If I start with $n$ different points $P_1,\ldots,P_n \in \mathbb{R}^2$ and want to select a set $X$ of cardinality $m \leqslant n$ from them subject to the condition that the value
$$d_\text{min}(X) = \min_{P, Q \in X, P \neq Q} d_\text{eucl}(P,Q)$$
is maximized by my choice of $X$, then I understand, that this an instance of the MaxMin-Diversity-Problem. ($d_\text{eucl}$ is of course the euclidean distance in $\mathbb{R}^2$).
There seem to be algorithms for this:
MaxMinDiversity discussion on CS StackExcange
We implemented a version of the algorithm from Porumbel et.al mentioned in the discussion above and it works quite well for $n \leqslant 500$.
Unfortunately we have typical problems involving $n = 30000$ up to $n=100000$ points, for which this algorithm is too slow for us to use.

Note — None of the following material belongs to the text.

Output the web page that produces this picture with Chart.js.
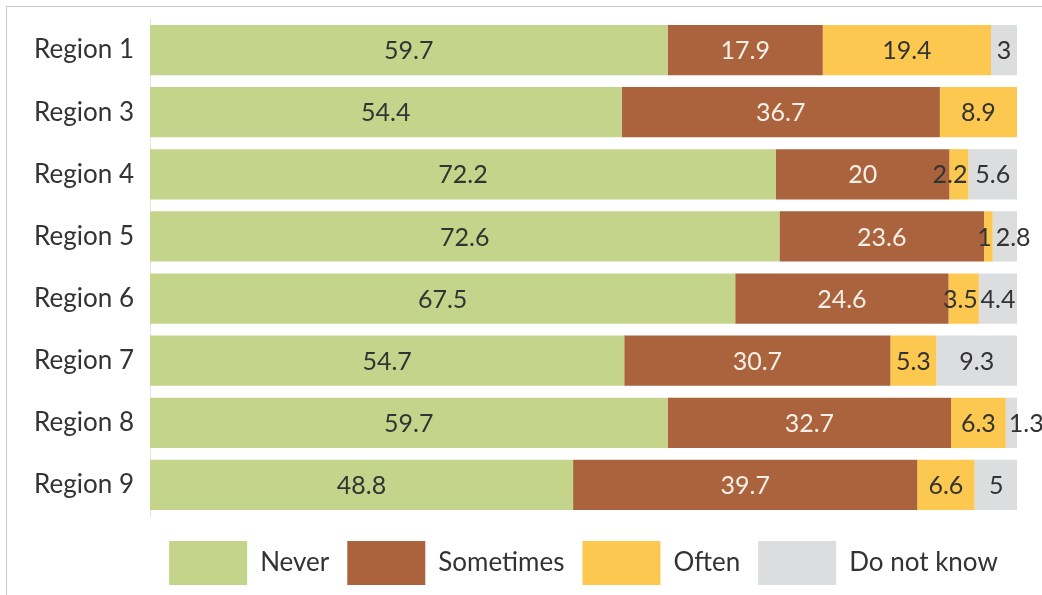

On the other hand, in the special case of our problems, we have a lot of structure in our starting points $P_i$ and in the sought after solution:
What we have is a list of line segments in the plane $l_1,\ldots,l_n$ with each line segment contributing three points to the points $P_i$, namely its endpoints and the midpoint. The line segments do not intersect (and in fact are mostly axis parallel either horizontally or vertically, but there is probably no use of this property). We want to choose now a subset $X$ of cardinality $n$, in the parlance above, from $P_1,\ldots,P_{3 n}$ by choosing a single point from each $l_i$. This set shall fulfill the $\max_X d_\text{min}(X)$ criterion from the beginning.
Is anything known how one could make use of the special situation in which our problem is posed to get a more efficient algorithm? Could it be that the specialized problem is even in a better complexity class?